[Begin]
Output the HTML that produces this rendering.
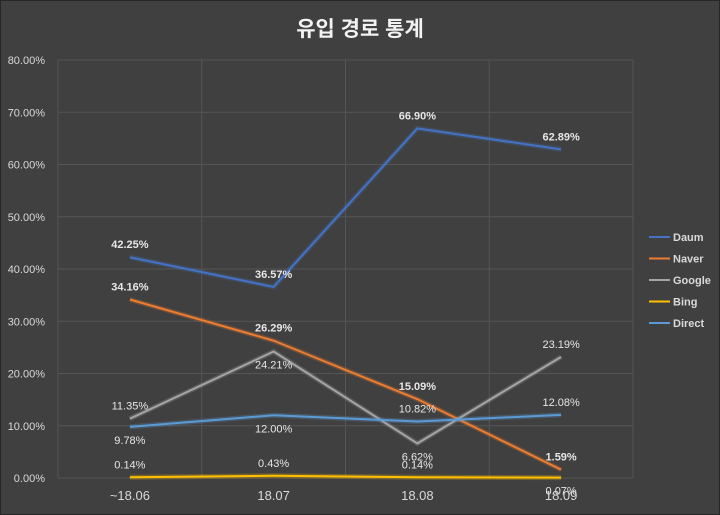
<!DOCTYPE html>
<html><head><meta charset="utf-8"><style>
body{margin:0;background:#404040;}
svg{display:block;font-family:"Liberation Sans","Noto Sans CJK KR",sans-serif;}
</style></head><body>
<svg id="c" width="720" height="515">
<rect x="0.5" y="0.5" width="719" height="514" fill="#404040" stroke="#262626"/>
<text x="360" y="36" text-anchor="middle" font-size="21" font-weight="bold" fill="#f2f2f2">유입 경로 통계</text>
<g id="grid"></g><g id="series"></g><g id="labels"></g><g id="legend"></g>
</svg>
<script>
const categories=["~18.06","18.07","18.08","18.09"];
const yTicks=[0,10,20,30,40,50,60,70,80];
const seriesNames=["Daum","Naver","Google","Bing","Direct"];
const daum=[42.25,36.57,66.90,62.89];
const naver=[34.16,26.29,15.09,1.59];
const google=[11.35,24.21,6.62,23.19];
const bing=[0.14,0.43,0.14,0.07];
const direct=[9.78,12.00,10.82,12.08];
const colors=["#4472c4","#ed7d31","#a5a5a5","#ffc000","#5b9bd5"];
const allSeries=[daum,naver,google,bing,direct];
// label placement: -1 above, +1 below
const place=[[-1,-1,-1,-1],[-1,-1,-1,-1],[-1,1,1,-1],[-1,-1,-1,1],[1,1,-1,-1]];
const bold=[true,true,false,false,false];
const NS="http://www.w3.org/2000/svg";
const L=58,R=633,T=60,B=478;
const x=i=>L+(R-L)/categories.length*(i+0.5);
const y=v=>B-(B-T)*v/80;
function mk(tag,attrs,parent){const e=document.createElementNS(NS,tag);for(const k in attrs)e.setAttribute(k,attrs[k]);parent.appendChild(e);return e;}
const g=document.getElementById('grid');
yTicks.forEach(t=>{
 const ln=mk('line',{x1:L,x2:R,y1:y(t),y2:y(t),stroke:'#555','stroke-width':1},g);
 
 
 const tx=mk('text',{x:45,y:y(t)+4,'text-anchor':'end','font-size':11,fill:'#d9d9d9'},g);
 tx.textContent=t.toFixed(2)+'%';
 
 
});
for(let i=0;i<=categories.length;i++){
 const xv=L+(R-L)/categories.length*i;
 const ln=mk('line',{x1:xv,x2:xv,y1:T,y2:B,stroke:'#555','stroke-width':1},g);
 
 
}
categories.forEach((c,i)=>{
 const tx=mk('text',{x:x(i),y:500,'text-anchor':'middle','font-size':13,fill:'#d9d9d9'},g);
 tx.textContent=c;
 
 
});
const sg=document.getElementById('series'),lg=document.getElementById('labels');
allSeries.forEach((s,k)=>{
 const pts=s.map((v,i)=>x(i)+','+y(v)).join(' ');
 const glow=mk('polyline',{points:pts,fill:'none',stroke:colors[k],'stroke-width':5,'stroke-opacity':0.25},sg);
 
 
 const pl=mk('polyline',{points:pts,fill:'none',stroke:colors[k],'stroke-width':2},sg);
 
 
 s.forEach((v,i)=>{
  const dy=place[k][i]<0?-9:17;
  const tx=mk('text',{x:x(i),y:y(v)+dy,'text-anchor':'middle','font-size':11,fill:'#e6e6e6','font-weight':bold[k]?'bold':'normal'},lg);
  tx.textContent=v.toFixed(2)+'%';
  
  
 });
});
const lgd=document.getElementById('legend');
seriesNames.forEach((n,k)=>{
 const yy=237+k*21.5;
 const ln=mk('line',{x1:649,x2:670,y1:yy,y2:yy,stroke:colors[k],'stroke-width':2},lgd);
 
 
 const tx=mk('text',{x:673,y:yy+4,'font-size':11,'font-weight':'bold',fill:'#d9d9d9'},lgd);
 tx.textContent=n;
 
 
});
</script>
</body></html>
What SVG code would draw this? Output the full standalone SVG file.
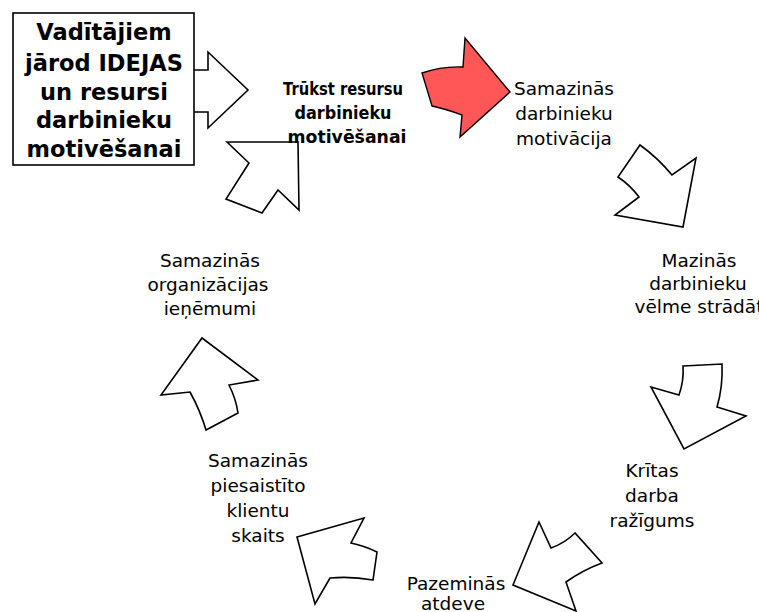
[End]
= YOUR GOAL =
Pick out the lines containing the string "Output".

= THE SOLUTION =
Output the HTML that produces this rendering.
What SVG code would draw this? Output the full standalone SVG file.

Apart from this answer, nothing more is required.